= Emmi Bonhoeffer =

Wife of anti-Hitler activist Klaus Bonhoeffer (1905–1991)

Emmi Bonhoeffer

Emilie Amalie Charlotte "Emmi" Bonhoeffer ( Delbrück; 13 May 1905, Berlin – 12 March 1991, Düsseldorf) was the wife of anti-Hitler activist Klaus Bonhoeffer and sister-in-law of theologian, Dietrich Bonhoeffer. She married Bonhoeffer on 3 September 1930.

Klaus was chief counsel of the Lufthansa Airline Company and was the leading civilian member of the military resistance to the Hitler regime. While occupied with raising their children, Emmi supported her husband's decision to oppose Nazism, assisting him on countless occasions both morally and practically. Her husband was arrested in October 1944 in connection with the plot to kill Hitler. He was sentenced to death in February 1945, and killed by the SS as the war was ending on 23 April 1945.

Emmi barely escaped her own death when her house was destroyed in the last days of the war. She moved with her children to Schleswig-Holstein to start a new life in June 1945. She was active in projects aiding war refugees, as well as anti-Nazi educational work and various humanitarian efforts.
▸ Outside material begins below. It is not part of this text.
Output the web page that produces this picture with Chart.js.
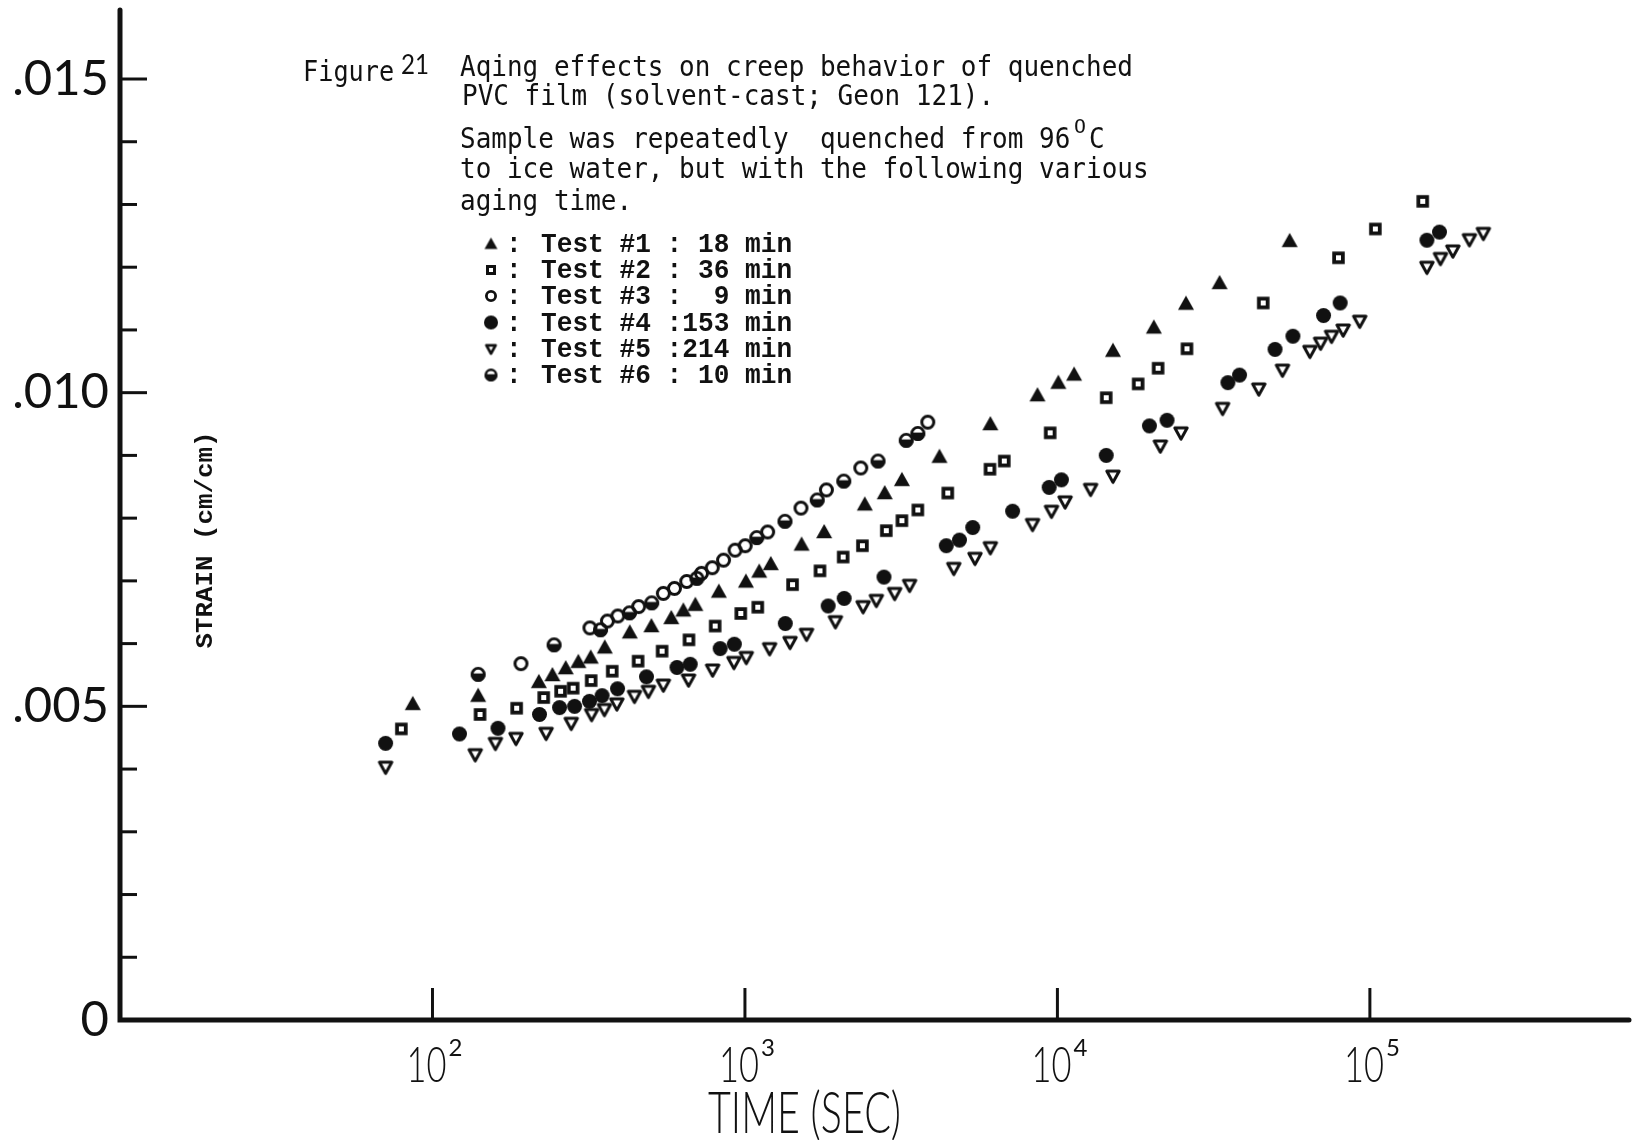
<!DOCTYPE html>
<html>
<head>
<meta charset="utf-8">
<script src="https://cdn.jsdelivr.net/npm/chart.js@4"></script>
<style>
  html, body { margin: 0; padding: 0; background: #fff; }
</style>
</head>
<body>
<canvas id="chart" width="1640" height="1140"></canvas>
<script>
// ---------- axis ticks ----------
const xTickValues = [1e2, 1e3, 1e4, 1e5];
const xTickExps = ['2', '3', '4', '5'];
const yTickValues = [0, 0.005, 0.010, 0.015];
const yTickLabels = ['0', '.005', '.010', '.015'];
const yMinorStep = 0.001;
const xMin = 10, xMax = 6.9e5, yMin = 0, yMax = 0.0161;

// ---------- series ----------
const seriesLabels = ['Test #1 : 18 min', 'Test #2 : 36 min', 'Test #3 :  9 min',
                      'Test #4 :153 min', 'Test #5 :214 min', 'Test #6 : 10 min'];
const seriesMarkers = ['triUp', 'square', 'circleOpen', 'circleFill', 'triDown', 'circleHalf'];

// time (sec) / strain (cm/cm)
const t1Time = [86.5, 140, 219, 242, 267, 293, 321, 356, 428, 502, 581, 635, 694, 825, 1007, 1111, 1210, 1518, 1793, 2418, 2801, 3180, 4194, 6100, 8635, 10070, 11310, 15060, 20350, 25790, 33040, 55370];
const t1Strain = [0.00504, 0.00517, 0.00539, 0.00550, 0.00561, 0.00571, 0.00578, 0.00594, 0.00618, 0.00628, 0.00641, 0.00653, 0.00662, 0.00683, 0.00699, 0.00715, 0.00727, 0.00758, 0.00778, 0.00822, 0.00840, 0.00861, 0.00898, 0.00950, 0.00996, 0.01016, 0.01029, 0.01067, 0.01104, 0.01142, 0.01175, 0.01242];

const t2Time = [79.5, 142, 186, 227, 257, 282, 322, 376, 455, 543, 662, 803, 970, 1099, 1420, 1738, 2062, 2376, 2834, 3180, 3575, 4458, 6083, 6761, 9478, 14330, 18130, 21000, 25980, 45570, 79350, 104100, 147600];
const t2Strain = [0.00464, 0.00487, 0.00497, 0.00514, 0.00524, 0.00529, 0.00541, 0.00556, 0.00572, 0.00588, 0.00606, 0.00628, 0.00648, 0.00658, 0.00694, 0.00716, 0.00738, 0.00756, 0.00780, 0.00796, 0.00813, 0.00840, 0.00878, 0.00891, 0.00936, 0.00992, 0.01014, 0.01039, 0.01070, 0.01143, 0.01215, 0.01261, 0.01305];

const t3Time = [192, 319, 363, 392, 457, 548, 595, 651, 726, 786, 854, 930, 1002, 1182, 1511, 1823, 2348, 3848];
const t3Strain = [0.00568, 0.00625, 0.00636, 0.00644, 0.00659, 0.00680, 0.00688, 0.00699, 0.00712, 0.00721, 0.00733, 0.00749, 0.00756, 0.00778, 0.00816, 0.00845, 0.00880, 0.00953];

const t4Time = [70.8, 122, 162, 220, 255, 285, 318, 349, 391, 484, 606, 668, 833, 925, 1346, 1846, 2077, 2786, 4409, 4858, 5357, 7188, 9408, 10300, 14330, 19700, 22430, 35120, 38260, 49700, 56710, 71080, 80330, 152200, 167000];
const t4Strain = [0.00441, 0.00456, 0.00465, 0.00487, 0.00498, 0.00500, 0.00508, 0.00517, 0.00528, 0.00547, 0.00562, 0.00567, 0.00592, 0.00599, 0.00632, 0.00660, 0.00672, 0.00706, 0.00756, 0.00765, 0.00785, 0.00811, 0.00849, 0.00861, 0.00900, 0.00947, 0.00956, 0.01016, 0.01028, 0.01069, 0.01090, 0.01123, 0.01143, 0.01243, 0.01256];

const t5Time = [70.8, 137, 159, 185, 231, 278, 323, 355, 389, 443, 491, 548, 660, 788, 922, 1010, 1199, 1394, 1574, 1948, 2388, 2633, 3014, 3365, 4660, 5448, 6100, 8325, 9570, 10580, 12770, 15060, 21350, 24860, 33770, 44090, 52520, 64270, 69530, 75390, 82120, 92800, 152200, 168200, 184300, 208200, 230700];
const t5Strain = [0.00403, 0.00423, 0.00441, 0.00449, 0.00457, 0.00473, 0.00487, 0.00495, 0.00504, 0.00516, 0.00524, 0.00534, 0.00542, 0.00558, 0.00570, 0.00578, 0.00592, 0.00602, 0.00615, 0.00635, 0.00659, 0.00669, 0.00680, 0.00693, 0.00720, 0.00736, 0.00753, 0.00790, 0.00811, 0.00826, 0.00846, 0.00867, 0.00915, 0.00936, 0.00975, 0.01006, 0.01036, 0.01066, 0.01079, 0.01090, 0.01100, 0.01114, 0.01200, 0.01214, 0.01226, 0.01244, 0.01254];

const t6Time = [140, 245, 345, 427, 503, 702, 1091, 1343, 1703, 2072, 2666, 3282, 3575];
const t6Strain = [0.00551, 0.00598, 0.00622, 0.00649, 0.00665, 0.00704, 0.00769, 0.00795, 0.00829, 0.00859, 0.00891, 0.00924, 0.00935];

const seriesTimes = [t1Time, t2Time, t3Time, t4Time, t5Time, t6Time];
const seriesStrains = [t1Strain, t2Strain, t3Strain, t4Strain, t5Strain, t6Strain];

// ---------- marker glyphs (drawn once into small canvases) ----------
function makeMarker(kind, size, lw) {
    const c = document.createElement('canvas');
    const n = Math.ceil(size) + 8;
    c.width = n; c.height = n;
    const g = c.getContext('2d');
    const m = n / 2, r = size / 2;
    g.fillStyle = '#111'; g.strokeStyle = '#111'; g.lineWidth = lw;
    g.beginPath();
    if (kind === 'triUp') {
        g.moveTo(m, m - r); g.lineTo(m + r, m + r * 0.78); g.lineTo(m - r, m + r * 0.78);
        g.closePath(); g.fill();
    } else if (kind === 'triDown') {
        const k = r - lw * 0.6;
        g.lineJoin = 'round';
        g.moveTo(m - k, m - k * 0.8); g.lineTo(m + k, m - k * 0.8); g.lineTo(m, m + k);
        g.closePath(); g.stroke();
    } else if (kind === 'square') {
        g.fillRect(m - r, m - r, size, size);
        const h = size - 2 * lw;
        g.clearRect(m - h / 2, m - h / 2, h, h);
    } else if (kind === 'circleOpen') {
        g.arc(m, m, r - lw / 2, 0, Math.PI * 2); g.stroke();
    } else if (kind === 'circleFill') {
        g.arc(m, m, r, 0, Math.PI * 2); g.fill();
    } else if (kind === 'circleHalf') {
        g.arc(m, m, r - lw / 2, 0, Math.PI * 2); g.stroke();
        g.save(); g.beginPath(); g.arc(m, m, r, 0, Math.PI * 2); g.clip();
        g.fillRect(m - r, m - r * 0.12, size, r * 1.2); g.restore();
    }
    return c;
}
const plotSizes = { triUp: [16, 0], square: [12.5, 4], circleOpen: [15, 3], circleFill: [15, 0], triDown: [16, 3], circleHalf: [15, 2.8] };
const keySizes = { triUp: [13, 0], square: [10, 3.2], circleOpen: [12, 2.8], circleFill: [14, 0], triDown: [12.5, 2.8], circleHalf: [13, 2.6] };

// ---------- text helpers ----------
function monoText(ctx, text, x, y, font, advance) {
    ctx.save();
    ctx.font = font;
    const sx = advance / ctx.measureText('M').width;
    ctx.translate(x, y); ctx.scale(sx, 1);
    ctx.textAlign = 'left';
    ctx.fillText(text, 0, 0);
    ctx.restore();
}
function fitText(ctx, text, x, y, font, width, align) {
    ctx.save();
    ctx.font = font;
    const sx = width / ctx.measureText(text).width;
    ctx.translate(x, y); ctx.scale(sx, 1);
    ctx.textAlign = align;
    ctx.fillText(text, 0, 0);
    ctx.restore();
}

// ---------- axes, labels, caption, key ----------
const paperPlugin = {
    id: 'paperPlugin',
    afterDraw(chart) {
        const ctx = chart.ctx, xs = chart.scales.x, ys = chart.scales.y, area = chart.chartArea;
        const ink = '#111';
        ctx.save();
        ctx.strokeStyle = ink; ctx.fillStyle = ink;

        // axis lines
        ctx.lineWidth = 5; ctx.lineCap = 'round';
        ctx.beginPath();
        ctx.moveTo(area.left, area.top); ctx.lineTo(area.left, area.bottom);
        ctx.lineTo(area.right - 3, area.bottom);
        ctx.stroke();

        // y ticks (inside)
        ctx.lineWidth = 3; ctx.lineCap = 'butt';
        for (let i = 1; i * yMinorStep < 0.0156; i++) {
            const py = ys.getPixelForValue(i * yMinorStep);
            const len = i % 5 === 0 ? 27 : 17;
            ctx.beginPath(); ctx.moveTo(area.left, py); ctx.lineTo(area.left + len, py); ctx.stroke();
        }
        // x ticks (inside)
        xTickValues.forEach(v => {
            const px = xs.getPixelForValue(v);
            ctx.beginPath(); ctx.moveTo(px, area.bottom); ctx.lineTo(px, area.bottom - 32); ctx.stroke();
        });

        // y tick labels
        ctx.textBaseline = 'middle';
        yTickValues.forEach((v, i) => {
            const py = ys.getPixelForValue(v);
            ctx.font = '400 49px Lato, "Open Sans", sans-serif';
            ctx.textAlign = 'right';
            ctx.fillText(yTickLabels[i], 109, py);
        });

        // x tick labels: 10 with exponent
        ctx.textBaseline = 'alphabetic';
        xTickValues.forEach((v, i) => {
            const px = xs.getPixelForValue(v);
            fitText(ctx, '10', px - 6, 1082, '300 50px Lato, "Open Sans", sans-serif', 40, 'center');
            ctx.font = '400 24px Lato, "Open Sans", sans-serif';
            ctx.textAlign = 'left';
            ctx.fillText(xTickExps[i], px + 16, 1056);
        });

        // axis titles
        fitText(ctx, 'TIME (SEC)', 708, 1133, '300 58px Lato, "Open Sans", sans-serif', 193, 'left');
        ctx.save();
        ctx.translate(212, 540); ctx.rotate(-Math.PI / 2);
        fitText(ctx, 'STRAIN (cm/cm)', 0, 0, 'bold 24px "Liberation Mono", "Courier New", monospace', 217, 'center');
        ctx.restore();

        // caption block
        const capFont = '29px "DejaVu Sans Mono", monospace';
        const adv = 15.65;
        monoText(ctx, 'Figure', 303, 81, capFont, 15.2);
        fitText(ctx, '21', 401, 74, '400 27px Lato, sans-serif', 28, 'left');
        monoText(ctx, 'Aqing effects on creep behavior of quenched', 460, 76, capFont, adv);
        monoText(ctx, 'PVC film (solvent-cast; Geon 121).', 462, 105, capFont, adv);
        monoText(ctx, 'Sample was repeatedly  quenched from 96', 460, 148, capFont, adv);
        monoText(ctx, 'O', 1074, 133, '19px "DejaVu Sans Mono", monospace', 12);
        monoText(ctx, 'C', 1089, 148, capFont, adv);
        monoText(ctx, 'to ice water, but with the following various', 460, 178, capFont, adv);
        monoText(ctx, 'aging time.', 460, 210, capFont, adv);

        // key
        const rowY = [244, 270, 296, 322.5, 349, 375];
        const keyFont = 'bold 27px "Liberation Mono", "Courier New", monospace';
        chart.data.datasets.forEach((ds, i) => {
            const img = ds.keyMarker;
            ctx.drawImage(img, 491 - img.width / 2, rowY[i] - img.height / 2);
            monoText(ctx, ':', 506, rowY[i] + 8, keyFont, 15.7);
            monoText(ctx, ds.label, 541, rowY[i] + 8, keyFont, 15.7);
        });
        ctx.restore();
    }
};

// ---------- chart ----------
const datasets = seriesLabels.map((label, i) => {
    const kind = seriesMarkers[i];
    return {
        label: label,
        data: seriesTimes[i].map((t, j) => ({ x: t, y: seriesStrains[i][j] })),
        pointStyle: makeMarker(kind, plotSizes[kind][0], plotSizes[kind][1]),
        keyMarker: makeMarker(kind, keySizes[kind][0], keySizes[kind][1]),
        pointRadius: 7,
        showLine: false
    };
});

new Chart(document.getElementById('chart').getContext('2d'), {
    type: 'scatter',
    data: { datasets: datasets },
    options: {
        responsive: false,
        animation: false,
        layout: { padding: { left: 120, right: 3, top: 10, bottom: 120 } },
        scales: {
            x: { type: 'logarithmic', min: xMin, max: xMax, display: false },
            y: { type: 'linear', min: yMin, max: yMax, display: false }
        },
        plugins: { legend: { display: false }, tooltip: { enabled: false } }
    },
    plugins: [paperPlugin]
});
</script>
</body>
</html>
Emmi Bonhoeffer was also the author of Auschwitz Trials: Letters from an eyewitness.

She was the sister of biophysicist Max Delbr%C3%BCck.

Bonhoeffer was interviewed for the British 1970s documentary series The World At War. In episode 16 of the series, Inside the Reich: Germany (1940–1944), she spoke in English about awareness of the persecution of the Jews in the Reich and the difficulty of confronting the issue: We felt that people should know what was going on; and maybe typical is this little experience which I had one day standing in the line for vegetables or something like that. I told my neighbours standing around me that now they start to kill the Jews in the concentration camps and it is NOT true that they only are brought there and can live there as they live here, as it was told to them. They are killed, and they even make soap out of them - I know that. And they said, Frau Bonhoeffer, if you don't stop telling such horror stories you will end in a concentration camp too and nobody of us can help you - it's not true what you are telling; you shouldn't believe these things, you have them from the foreign broadcasts or so, and they tell these things to make enemies against Germany. But they know it's not from broadcasts, I know that directly from first-hand. You can be sure, it is that way. And coming home I told that [to] my husband that evening. And he was not at all applauding to me, and was very contrary, and said "my dear, sorry to say, but you are absolutely idiotic what you are doing. Please understand - a dictatorship is like a snake. If you put your foot on its tail, as you are doing, it will just bite you, and nobody will be helped. You have to strike the head."